Task to complete>
Repeat, exactly and only, the lines from the beginning of the data through the line with "import pandas as pd". Pictures are left out.

** START OF Dataset excerpt **

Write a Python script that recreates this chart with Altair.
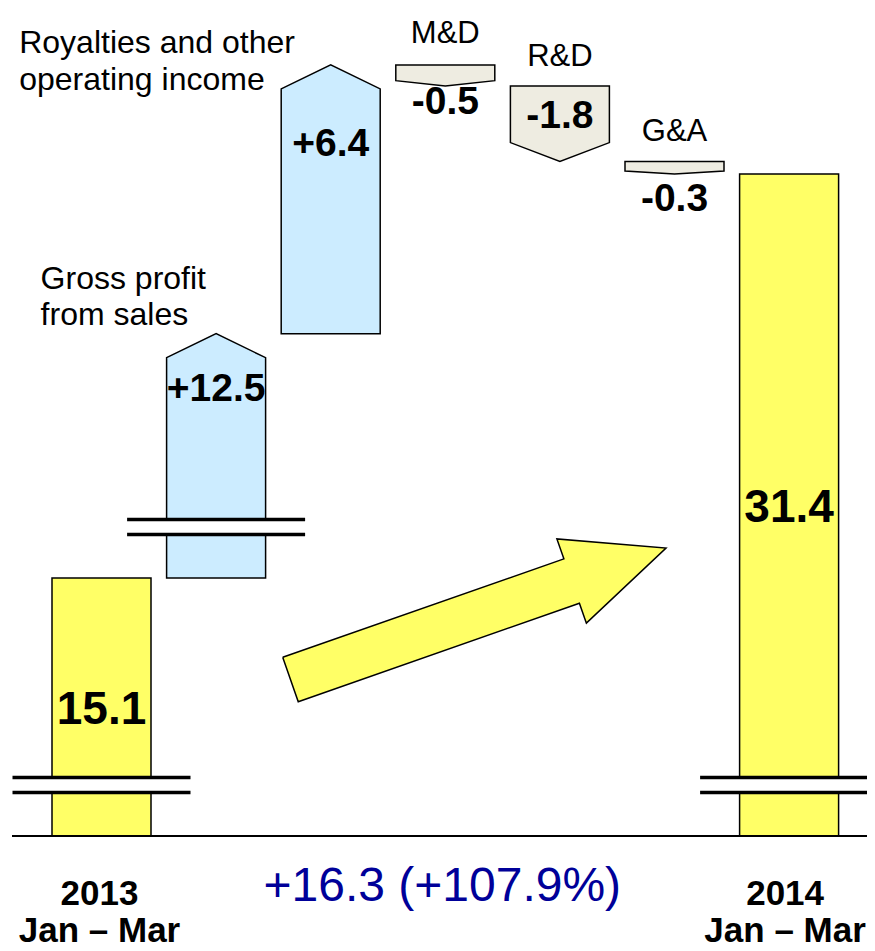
import math
import altair as alt
import pandas as pd

# ---------------- data ----------------
steps = ["2013 Jan – Mar", "Gross profit from sales", "Royalties and other operating income",
         "M&D", "R&D", "G&A", "2014 Jan – Mar"]
values = [15.1, 12.5, 6.4, -0.5, -1.8, -0.3, 31.4]
kinds = ["total", "up", "up", "down", "down", "down", "total"]
value_labels = ["15.1", "+12.5", "+6.4", "-0.5", "-1.8", "-0.3", "31.4"]
# part of a step hidden by the axis break (the last total hides the sum)
hidden_by_break = [8.96, 6.68, 0, 0, 0, 0]
top_labels = {1: ["Gross profit", "from sales"], 2: ["Royalties and other", "operating income"],
              3: ["M&D"], 4: ["R&D"], 5: ["G&A"]}
bottom_labels = {0: ["2013", "Jan – Mar"], 6: ["2014", "Jan – Mar"]}

# ---------------- layout / style ----------------
W, H = 859, 943
X_PX = 114.6          # px per step
Y_PX = 42.0           # px per unit of value
X0_VIEW = 93.5        # view x of the first step centre
BASE_VIEW = 828       # view y of the baseline
BAR_W = 99
FONT = "Liberation Sans, Arial, sans-serif"
FILL = {"total": "#FFFF66", "up": "#CCECFF", "down": "#EEECE1"}

def ux(px):
    return px / X_PX

def uy(px):
    return px / Y_PX

xs = alt.Scale(domain=[-X0_VIEW / X_PX, (W - X0_VIEW) / X_PX], nice=False, zero=False)
ys = alt.Scale(domain=[-(H - BASE_VIEW) / Y_PX, BASE_VIEW / Y_PX], nice=False, zero=False)
X = lambda f: alt.X(f, type="quantitative", scale=xs, axis=None)
Y = lambda f: alt.Y(f, type="quantitative", scale=ys, axis=None)

# ---------------- geometry from the data ----------------
hidden = hidden_by_break + [sum(hidden_by_break)]
geo = []
level = 0.0
for i, (v, k, h) in enumerate(zip(values, kinds, hidden)):
    if k == "total":
        lo, hi = 0.0, v - h
        level = hi
    elif k == "up":
        lo, hi = level, level + v - h
        level = hi
    else:
        hi, lo = level, level + v
        level = lo
    geo.append((lo, hi))

hw = ux(BAR_W / 2)
shape_rows = []
for i, ((lo, hi), k) in enumerate(zip(geo, kinds)):
    tip = min(0.25 * (hi - lo), uy(24))
    if k == "total":
        pts = [(i - hw, hi, lo), (i + hw, hi, lo)]
    elif k == "up":
        pts = [(i - hw, hi - tip, lo), (i, hi, lo), (i + hw, hi - tip, lo)]
    else:
        pts = [(i - hw, hi, lo + tip), (i, hi, lo), (i + hw, hi, lo + tip)]
    for (x, y, y2) in pts:
        shape_rows.append(dict(step=steps[i], kind=k, x=x, y=y, y2=y2))
shapes_df = pd.DataFrame(shape_rows)

shapes = alt.Chart(shapes_df).mark_area(stroke="black", strokeWidth=1.5, strokeJoin="miter",
                                        opacity=1, interpolate="linear").encode(
    x=X("x"), y=Y("y").stack(None), y2="y2",
    detail="step:N",
    color=alt.Color("kind:N", scale=alt.Scale(domain=list(FILL), range=list(FILL.values())), legend=None),
)

# axis breaks
gap_rows, line_rows = [], []
for i, h in enumerate(hidden):
    if h > 0:
        lo = geo[i][0]
        mid = lo + uy(51)
        g = uy(7.5)
        gap_rows.append(dict(x=i - hw - ux(3), x2=i + hw + ux(3), y=mid - g, y2=mid + g))
        for yy in (mid - g, mid + g):
            line_rows.append(dict(x=i - ux(89), x2=i + ux(89), y=yy))
gaps = alt.Chart(pd.DataFrame(gap_rows)).mark_rect(color="white").encode(
    x=X("x"), x2="x2", y=Y("y"), y2="y2")
blines = alt.Chart(pd.DataFrame(line_rows)).mark_rule(color="black", strokeWidth=3.5).encode(
    x=X("x"), x2="x2", y=Y("y"))

baseline = alt.Chart(pd.DataFrame([dict(x=-ux(89.5), x2=xs.domain[1], y=0.0)])).mark_rule(
    color="black", strokeWidth=1.8).encode(x=X("x"), x2="x2", y=Y("y"))

# big change arrow between the two totals
ARROW_TAIL = (1.649, 3.726)
ARROW_TIP = (4.926, 6.857)
ax, ay = ARROW_TAIL[0] * X_PX, ARROW_TAIL[1] * Y_PX
bx, by = ARROW_TIP[0] * X_PX, ARROW_TIP[1] * Y_PX
L = math.hypot(bx - ax, by - ay)
dx, dy = (bx - ax) / L, (by - ay) / L
nx, ny = -dy, dx
sw, hwid, hl = 23.5, 44.6, 100.0
kx, ky = bx - dx * hl, by - dy * hl
apts = [(ax + nx * sw, ay + ny * sw), (kx + nx * sw, ky + ny * sw), (kx + nx * hwid, ky + ny * hwid),
        (bx, by), (kx - nx * hwid, ky - ny * hwid), (kx - nx * sw, ky - ny * sw),
        (ax - nx * sw, ay - ny * sw), (ax + nx * sw, ay + ny * sw)]
arrow_df = pd.DataFrame([dict(o=j, x=px / X_PX, y=py / Y_PX) for j, (px, py) in enumerate(apts)])
big_arrow = alt.Chart(arrow_df).mark_line(fill="#FFFF66", stroke="black", strokeWidth=1.5,
                                          strokeJoin="miter").encode(
    x=X("x"), y=Y("y"), order="o:Q")

# ---------------- text ----------------
# value labels: (anchor, px offset downward)
val_anchor = ["top", "top", "top", "bottom", "top", "bottom", "top"]
val_off = [132, 55, 79, 16, 30, 25, 334]
val_size = [46, 39, 39, 39, 39, 39, 46]
vrows = []
for i, (lo, hi) in enumerate(geo):
    ref = hi if val_anchor[i] == "top" else lo
    vrows.append(dict(x=i, y=ref - uy(val_off[i]), text=value_labels[i], fs=val_size[i]))
vals = alt.Chart(pd.DataFrame(vrows)).mark_text(font=FONT, fontWeight="bold", baseline="middle",
                                                align="center", color="black").encode(
    x=X("x"), y=Y("y"), text="text:N", size=alt.Size("fs:Q", scale=None, legend=None))

# labels left of the up arrows (left aligned), offsets relative to arrow centre / tip
left_spec = {1: (-175.5, [-45, -9]), 2: (-311.5, [-12, 25])}
lrows = []
for i, (dxp, dys) in left_spec.items():
    for line, dyp in zip(top_labels[i], dys):
        lrows.append(dict(x=i + ux(dxp), y=geo[i][1] - uy(dyp), text=line))
left_labels = alt.Chart(pd.DataFrame(lrows)).mark_text(font=FONT, fontSize=32, align="left",
                                                        baseline="alphabetic", color="black").encode(
    x=X("x"), y=Y("y"), text="text:N")

center_off = {3: 22, 4: 20, 5: 20}
crows = [dict(x=i, y=geo[i][1] + uy(off), text=top_labels[i][0]) for i, off in center_off.items()]
center_labels = alt.Chart(pd.DataFrame(crows)).mark_text(font=FONT, fontSize=31, align="center",
                                                          baseline="alphabetic", color="black").encode(
    x=X("x"), y=Y("y"), text="text:N")

brows = []
bottom_dx = {0: -2, 6: -4}
for i, lines in bottom_labels.items():
    for line, dyp in zip(lines, [69, 106]):
        brows.append(dict(x=i + ux(bottom_dx[i]), y=-uy(dyp), text=line))
bottom = alt.Chart(pd.DataFrame(brows)).mark_text(font=FONT, fontSize=35, fontWeight="bold",
                                                   align="center", baseline="alphabetic",
                                                   color="black").encode(
    x=X("x"), y=Y("y"), text="text:N")

change = values[-1] - values[0]
pct = change / values[0] * 100
change_df = pd.DataFrame([dict(x=(0 + len(steps) - 1) / 2 - ux(3), y=-uy(51),
                               text=f"+{change:.1f} (+{pct:.1f}%)")])
change_text = alt.Chart(change_df).mark_text(font=FONT, fontSize=48, align="center",
                                             baseline="middle", color="#000099").encode(
    x=X("x"), y=Y("y"), text="text:N")

chart = alt.layer(
    shapes, gaps, blines, baseline, big_arrow, vals, left_labels, center_labels, bottom, change_text
).properties(
    width=W, height=H, padding=0, autosize=alt.AutoSizeParams(type="none")
).configure_view(stroke=None)

chart.save("out.html", embed_options={"renderer": "svg", "actions": False})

** END OF Dataset excerpt **

Output for this task>
Write a Python script that recreates this chart with Altair.
import math
import altair as alt
import pandas as pd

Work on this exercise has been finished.